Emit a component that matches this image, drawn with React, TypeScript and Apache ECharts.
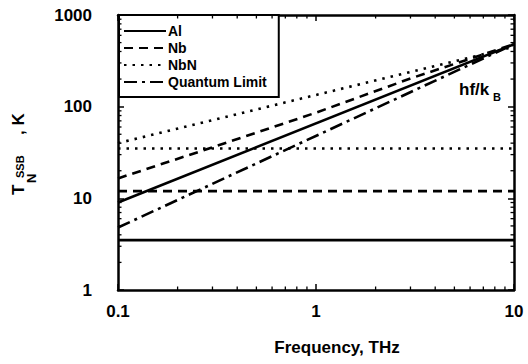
import React, { useEffect, useRef } from "react";
import * as echarts from "echarts";

// Frequency (THz) / noise temperature (K)
const alDiag: [number, number][] = [[0.1, 9], [10, 480]];
const alFlat: [number, number][] = [[0.1, 3.5], [10, 3.5]];
const nbDiag: [number, number][] = [[0.1, 16.5], [0.3, 36], [1, 86], [3, 203], [10, 480]];
const nbFlat: [number, number][] = [[0.1, 12], [10, 12]];
const nbnDiag: [number, number][] = [[0.1, 40], [10, 450]];
const nbnFlat: [number, number][] = [[0.1, 35], [10, 35]];
const quantumLimit: [number, number][] = [[0.1, 4.8], [10, 480]];

const legendNames = ["Al", "Nb", "NbN", "Quantum Limit"];
const xMinorTicks = [0.2, 0.3, 0.4, 0.5, 0.6, 0.7, 0.8, 0.9, 2, 3, 4, 5, 6, 7, 8, 9];
const yMinorTicks = [2, 3, 4, 5, 6, 7, 8, 9, 20, 30, 40, 50, 60, 70, 80, 90, 200, 300, 400, 500, 600, 700, 800, 900];

const FONT = "'Liberation Sans', Arial, Helvetica, sans-serif";
const BLACK = "#000";

const styles: Record<string, any> = {
  Al: { type: "solid", width: 2.6, color: BLACK },
  Nb: { type: [9, 6], width: 2.6, color: BLACK },
  NbN: { type: [2.5, 6], width: 2.6, color: BLACK },
  "Quantum Limit": { type: [13, 5, 3, 5], width: 2.6, color: BLACK },
};

function lineSeries(name: string, data: [number, number][]) {
  return {
    name,
    type: "line",
    data,
    symbol: "none",
    showSymbol: false,
    lineStyle: styles[name],
    itemStyle: { color: BLACK },
    z: 3,
  };
}

export default function App() {
  const ref = useRef<HTMLDivElement>(null);
  useEffect(() => {
    if (!ref.current) return;
    const chart = echarts.init(ref.current, undefined, { renderer: "svg" });
    const axisLine = { show: true, lineStyle: { color: BLACK, width: 2.5 } };
    const axisTick = { show: true, inside: true, length: 6, lineStyle: { color: BLACK, width: 1.5 } };
    const labelStyle = { color: BLACK, fontSize: 17, fontWeight: "bold", fontFamily: FONT };
    chart.setOption({
      animation: false,
      backgroundColor: "#fff",
      grid: { left: 118, right: 14, top: 15, bottom: 74 },
      xAxis: [
        {
          type: "log", logBase: 10, min: 0.1, max: 10, position: "bottom",
          axisLine, axisTick, splitLine: { show: false },
          axisLabel: { ...labelStyle, margin: 13, formatter: (v: number) => String(v) },
        },
        {
          type: "log", logBase: 10, min: 0.1, max: 10, position: "top",
          axisLine, axisTick, splitLine: { show: false }, axisLabel: { show: false },
        },
      ],
      yAxis: [
        {
          type: "log", logBase: 10, min: 1, max: 1000, position: "left",
          axisLine, axisTick, splitLine: { show: false },
          axisLabel: { ...labelStyle, margin: 26, formatter: (v: number) => String(v) },
        },
        {
          type: "log", logBase: 10, min: 1, max: 1000, position: "right",
          axisLine, axisTick, splitLine: { show: false }, axisLabel: { show: false },
        },
      ],
      legend: {
        data: legendNames,
        orient: "vertical",
        left: 119,
        top: 15,
        itemWidth: 42,
        itemHeight: 14,
        itemGap: 3,
        padding: [9, 12, 8, 4],
        borderColor: BLACK,
        borderWidth: 2,
        backgroundColor: "#fff",
        selectedMode: false,
        itemStyle: { opacity: 0, borderWidth: 0 },
        lineStyle: { opacity: 1 },
        textStyle: { color: BLACK, fontSize: 14, fontWeight: "bold", fontFamily: FONT, padding: [0, 0, 0, -3] },
      },
      series: [
        lineSeries("Al", alDiag),
        lineSeries("Nb", nbDiag),
        lineSeries("NbN", nbnDiag),
        lineSeries("Quantum Limit", quantumLimit),
        lineSeries("Al", alFlat),
        lineSeries("Nb", nbFlat),
        lineSeries("NbN", nbnFlat),
        {
          name: "xminor",
          type: "custom",
          data: xMinorTicks.map((v) => [v, 1]),
          clip: false,
          z: 4,
          renderItem: (_p: any, api: any) => {
            const v = api.value(0);
            const b = api.coord([v, 1]);
            const t = api.coord([v, 1000]);
            const st = { stroke: BLACK, lineWidth: 1.3 };
            return {
              type: "group",
              children: [
                { type: "line", shape: { x1: b[0], y1: b[1], x2: b[0], y2: b[1] - 3.5 }, style: st },
                { type: "line", shape: { x1: t[0], y1: t[1], x2: t[0], y2: t[1] + 3.5 }, style: st },
              ],
            };
          },
        },
        {
          name: "yminor",
          type: "custom",
          data: yMinorTicks.map((v) => [0.1, v]),
          clip: false,
          z: 4,
          renderItem: (_p: any, api: any) => {
            const v = api.value(1);
            const l = api.coord([0.1, v]);
            const r = api.coord([10, v]);
            const st = { stroke: BLACK, lineWidth: 1.3 };
            return {
              type: "group",
              children: [
                { type: "line", shape: { x1: l[0], y1: l[1], x2: l[0] + 3.5, y2: l[1] }, style: st },
                { type: "line", shape: { x1: r[0], y1: r[1], x2: r[0] - 3.5, y2: r[1] }, style: st },
              ],
            };
          },
        },
      ],
      graphic: [
        {
          type: "text", x: 337, y: 347,
          style: { text: "Frequency, THz", font: `bold 17px ${FONT}`, fill: BLACK, textAlign: "center", textVerticalAlign: "middle", align: "center", verticalAlign: "middle" },
        },
        {
          type: "text", x: 27, y: 195, rotation: Math.PI / 2,
          style: { text: "T", font: `bold 17px ${FONT}`, fill: BLACK, textAlign: "left", textVerticalAlign: "bottom", align: "left", verticalAlign: "bottom" },
        },
        {
          type: "text", x: 38, y: 183, rotation: Math.PI / 2,
          style: { text: "N", font: `bold 13px ${FONT}`, fill: BLACK, textAlign: "left", textVerticalAlign: "bottom", align: "left", verticalAlign: "bottom" },
        },
        {
          type: "text", x: 25, y: 178, rotation: Math.PI / 2,
          style: { text: "SSB", font: `bold 11px ${FONT}`, fill: BLACK, textAlign: "left", textVerticalAlign: "bottom", align: "left", verticalAlign: "bottom" },
        },
        {
          type: "text", x: 27, y: 135, rotation: Math.PI / 2,
          style: { text: ", K", font: `bold 17px ${FONT}`, fill: BLACK, textAlign: "left", textVerticalAlign: "bottom", align: "left", verticalAlign: "bottom" },
        },
        {
          type: "text", x: 459, y: 89,
          style: { text: "hf/k", font: `bold 17px ${FONT}`, fill: BLACK, textAlign: "left", textVerticalAlign: "middle", align: "left", verticalAlign: "middle" },
        },
        {
          type: "text", x: 493, y: 97,
          style: { text: "B", font: `bold 11px ${FONT}`, fill: BLACK, textAlign: "left", textVerticalAlign: "middle", align: "left", verticalAlign: "middle" },
        },
      ],
    });
    return () => chart.dispose();
  }, []);
  return (
    <div
      ref={ref}
      style={{ position: "fixed", left: 0, top: 0, width: 528, height: 364, background: "#fff" }}
    />
  );
}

········

Task statement
Return only the lines running from the top of the data to the line that holds "const quantumLimit: [number, number][]". Include both of those lines, but skip the pictures.

Exercise solution
Emit a component that matches this image, drawn with React, TypeScript and Apache ECharts.
import React, { useEffect, useRef } from "react";
import * as echarts from "echarts";

// Frequency (THz) / noise temperature (K)
const alDiag: [number, number][] = [[0.1, 9], [10, 480]];
const alFlat: [number, number][] = [[0.1, 3.5], [10, 3.5]];
const nbDiag: [number, number][] = [[0.1, 16.5], [0.3, 36], [1, 86], [3, 203], [10, 480]];
const nbFlat: [number, number][] = [[0.1, 12], [10, 12]];
const nbnDiag: [number, number][] = [[0.1, 40], [10, 450]];
const nbnFlat: [number, number][] = [[0.1, 35], [10, 35]];
const quantumLimit: [number, number][] = [[0.1, 4.8], [10, 480]];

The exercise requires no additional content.